# How many of you...?



## Monsieur Remings (13 Dec 2012)

1) Have a hydration pack and are they worth having?
2) A volume specific pump for MTB tyres as opposed a normal road pump? In other words is it worth spending money on a separate unit or will my road pump suffice? (I'm guessing the road pump will do).

Just about everything else is covered I think but some feedback on any other essentials apart from clothing, OS Maps, tools and tubes would be appreciated...


----------



## lulubel (13 Dec 2012)

I've got a hydration pack, and I really hate the damn thing! It makes me hot, I'm always aware of it there on my back, and basically, it cramps my style!

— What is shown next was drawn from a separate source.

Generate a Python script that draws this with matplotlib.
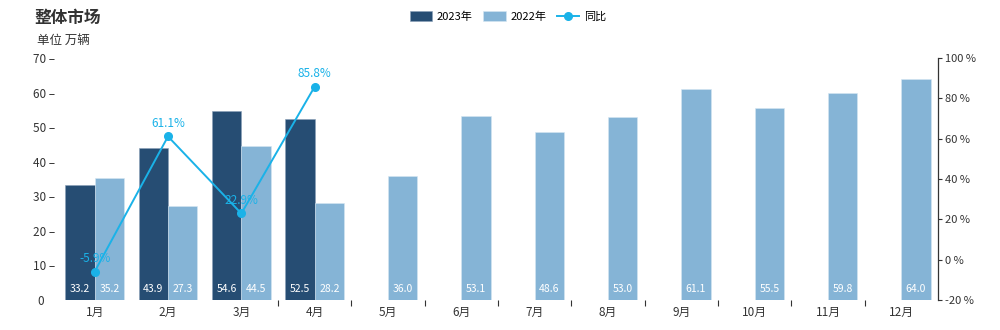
import matplotlib.pyplot as plt
import numpy as np

plt.rcParams['font.family'] = ['Noto Sans CJK SC', 'DejaVu Sans']

months = ['1月', '2月', '3月', '4月', '5月', '6月', '7月', '8月', '9月', '10月', '11月', '12月']
sales_2023 = [33.2, 43.9, 54.6, 52.5]
sales_2022 = [35.2, 27.3, 44.5, 28.2, 36.0, 53.1, 48.6, 53.0, 61.1, 55.5, 59.8, 64.0]
yoy = [-5.9, 61.1, 22.9, 85.8]

c_2023 = '#264d73'
c_2022 = '#85b4d6'
c_line = '#1ab2e8'
c_text = '#333333'

fig = plt.figure(figsize=(10, 3.3), dpi=100)
ax = fig.add_axes([0.058, 30 / 330, 0.88, 242 / 330])
ax2 = ax.twinx()

x = np.arange(len(months))
w = 0.4
b1 = ax.bar(x[:len(sales_2023)] - w / 2, sales_2023, w, color=c_2023,
            edgecolor='#8aa0b8', linewidth=0.4, label='2023年')
b2 = ax.bar(x + w / 2, sales_2022, w, color=c_2022,
            edgecolor='#d6e6f2', linewidth=0.4, label='2022年')

for bars, vals in ((b1, sales_2023), (b2, sales_2022)):
    for r, v in zip(bars, vals):
        ax.text(r.get_x() + r.get_width() / 2, 1.8, f'{v:.1f}', ha='center', va='bottom',
                color='white', fontsize=7.5)

ax.set_ylim(0, 70)
ax.set_xlim(-0.5, 11.5)
ax.set_yticks(range(0, 71, 10))
ax.tick_params(axis='y', length=0, labelsize=8.5, colors=c_text, pad=2)
ax.set_yticklabels([f'{v} –' if v > 0 else f'{v}    ' for v in range(0, 71, 10)])
ax.set_xticks(x)
ax.set_xticklabels(months)
ax.set_xticks(np.arange(2.5, 11, 1), minor=True)
ax.tick_params(axis='x', which='major', length=0, labelsize=8.5, colors=c_text, pad=4)
ax.tick_params(axis='x', which='minor', length=4, width=0.8, color=c_text)
for s in ax.spines.values():
    s.set_visible(False)

ln, = ax2.plot(x[:len(yoy)], yoy, color=c_line, lw=1.4, marker='o', ms=5.5, label='同比')
for xi, v in zip(x, yoy):
    ax2.annotate(f'{v:.1f}%', (xi, v), xytext=(0, 5), textcoords='offset points',
                 ha='center', va='bottom', color=c_line, fontsize=8.5)
ax2.set_ylim(-20, 100)
ax2.set_yticks(range(-20, 101, 20))
ax2.set_yticklabels([f'{v} %' for v in range(-20, 101, 20)])
ax2.tick_params(axis='y', length=3, width=0.8, labelsize=8, colors=c_text, pad=2)
for k, s in ax2.spines.items():
    s.set_visible(k == 'right')
ax2.spines['right'].set_color(c_text)
ax2.spines['right'].set_linewidth(0.9)

fig.text(0.034, 0.945, '整体市场', fontsize=12, fontweight='bold', color=c_text, va='center')
fig.text(0.037, 0.878, '单位 万辆', fontsize=9, color=c_text, va='center')

fig.legend(handles=[b1, b2, ln], loc='center', bbox_to_anchor=(0.508, 0.95), ncol=3,
           frameon=False, fontsize=8, handlelength=2.0, handleheight=0.9,
           columnspacing=1.0, handletextpad=0.4)

fig.savefig('out.png', dpi=100)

Seriously, I don't like it very much, but it's been a necessary evil up to now because, on my very small frame, I haven't had any other means of carrying enough water for some of my rides. I've got a couple of bottles now, and I'm also working on ideas for a custom fit frame bag to fit the whole main triangle, and take a hydration bladder

I have got a specific pump for my MTB - a Lezyne HV drive - and it worked very well when I needed to use it, but I don't know how good a job my road pump would have done. I bought it because I like to have a pump attached to my frame so I don't have to think about it, and I didn't have one for my MTB when I bought it, so it made sense to buy a MTB specific one.


----------



## Crackle (13 Dec 2012)

I bought an Osprey Talon pack which takes a bladder and a Source bladder to go with it. I find it pretty handy for mtn biking and wearing a rucksack bothers me not at all. I could actually do with two packs, one large, one small for different purposes. Best thing is to try some packs on and find the one that fits your back best. Bladder is so much more convenient than a water bottle, that it's no effort to drink from it, means I drink enough water, which I don't with a bottle. Good for hill walking too.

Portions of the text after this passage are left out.